When I want to apply the same function to multiple columns, I have to write the name of the columns and map them to the same function one by one. This can become tedious when the number of columns are a big number. In the code below I map 3 column to the same function("first").
user_id = [12, 12, 13, 13, 13]
category = ["furniture", "furniture", "electronics","electronics","electronics"]
name = ["Casey", "Casey", "Alice", "Alice", "Alice"]
payment_amount = [96, 109, 56, 0, 90]
example_df = pd.DataFrame({"user_id" : user_id, "category" : category, "name" : name, "payment_amount": payment_amount})
expected_output = example_df.groupby("user_id").agg({"user_id" : "first", "category" : "first", "name" : "first", "payment_amount": sum})
Instead, I want to do something like this and get the same output:
expected_output = example_df.groupby("user_id").agg({["user_id" , "category" , "name"]: "first", "payment_amount": sum})
But this throws an error.

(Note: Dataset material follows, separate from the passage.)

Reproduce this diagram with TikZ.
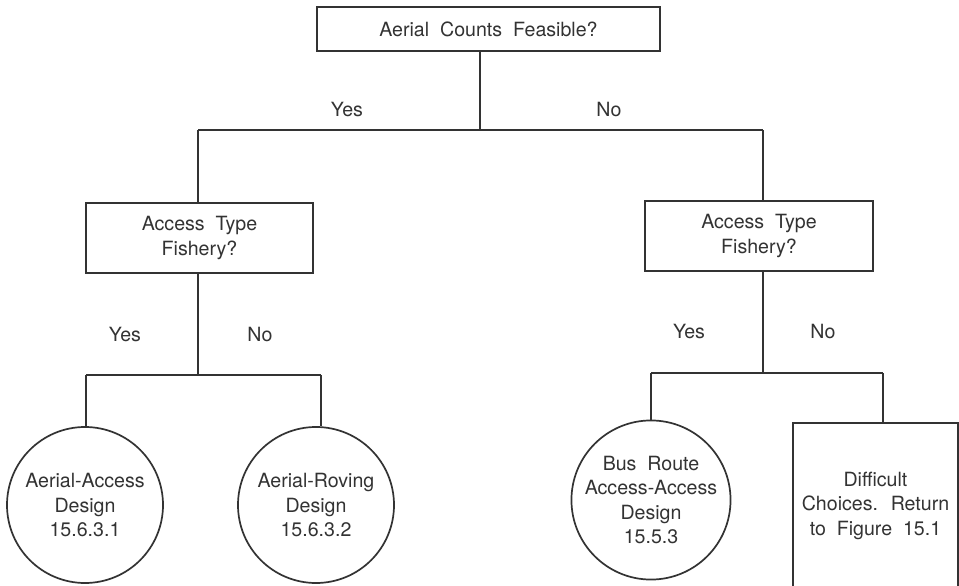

How can this be done?
CodePudding user response:
You can generate dict:
d = {**{"payment_amount": 'sum'},
**dict.fromkeys(["user_id" , "category" , "name"], 'first')}
print (d)
{'payment_amount': 'sum', 'user_id': 'first', 'category': 'first', 'name': 'first'}
expected_output = example_df.groupby("user_id").agg(d)
More general solution should be:
d = dict.fromkeys(example_df.columns, 'first')
d['payment_amount'] = 'sum'
print (d)
{'user_id': 'first', 'category': 'first', 'name': 'first', 'payment_amount': 'sum'}
expected_output = example_df.groupby("user_id").agg(d)
CodePudding user response:
You can use a dictionary comprehension with an explicit list of columns for sum and first as default:
expected_output = (
example_df.groupby('user_id')
.agg({c: 'mean' if c in ('payment_amount') else 'first'
for c in example_df})
)
output:
user_id category name payment_amount
user_id
12 12 furniture Casey 102.500000
13 13 electronics Alice 48.666667
I'd however suggest to also use dtypes for selecting the columns:
expected_output = (
example_df.groupby('user_id')
.agg({k: 'mean' if v in ('int64', 'float64') else 'first'
for k,v in example_df.dtypes[1:].items()})
)